As the understandings and meanings of heritage are cumulative and fluid, accommodating the shifts and gaps in knowledge are important. History, as conveyed through notions of montage and allegory enables specific aspects to be further addressed by the precise use of advancing technology. In this instance, the vividly described ringing of church bells and cheering tiltyard crowds on Accession Day can be interpreted and digitally recreated as sound fragments to enhance eidetic experiences.
Montage as a technique enables a non-hierarchical framework that approaches the multiple renderings of the Tilts through an asynchronous archive where the disjunctions between tactile experiences of a tangible site, literary material and intangible auratic additions are juxtaposed to conjure up meaningful and individual experiences through active user participation. The gaps are celebrated, and meanings shift as contingent on the work being completed by the embodied user.

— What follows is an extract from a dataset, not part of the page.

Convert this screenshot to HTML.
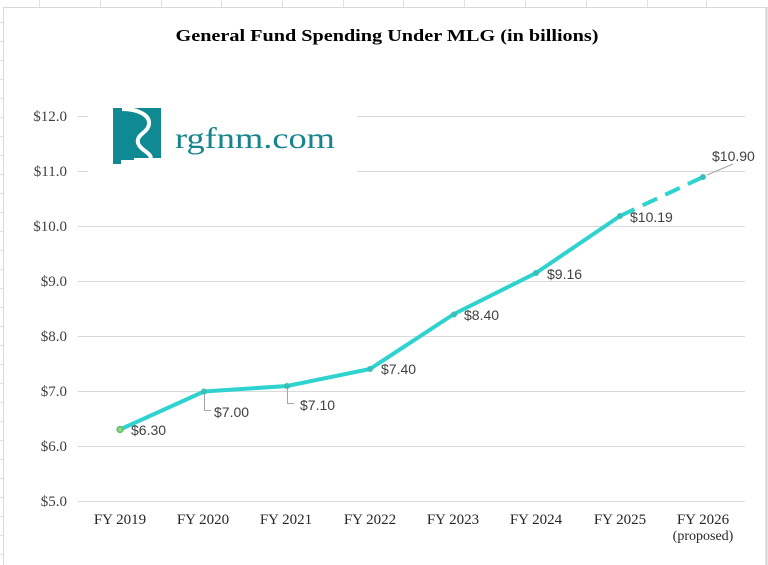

Dialectical history is expressed through the construction of active sources with the critical intent to reflect participation and use. The nature of heritage is communicated through varying hybrid and interdisciplinary material. Hence the Tilts that occurred during Elizabethan England are presently experienced through allegorical fragments. The expanding archive of material acquired through different working processes and practices now includes virtual sensations and environments. The readings of the Tilts are transformed by the user and similarly, the resulting polyvalent experiences of overlaid histories transform the physical and digital archive of resources that enrich discussions concerning this particular aspect of English heritage.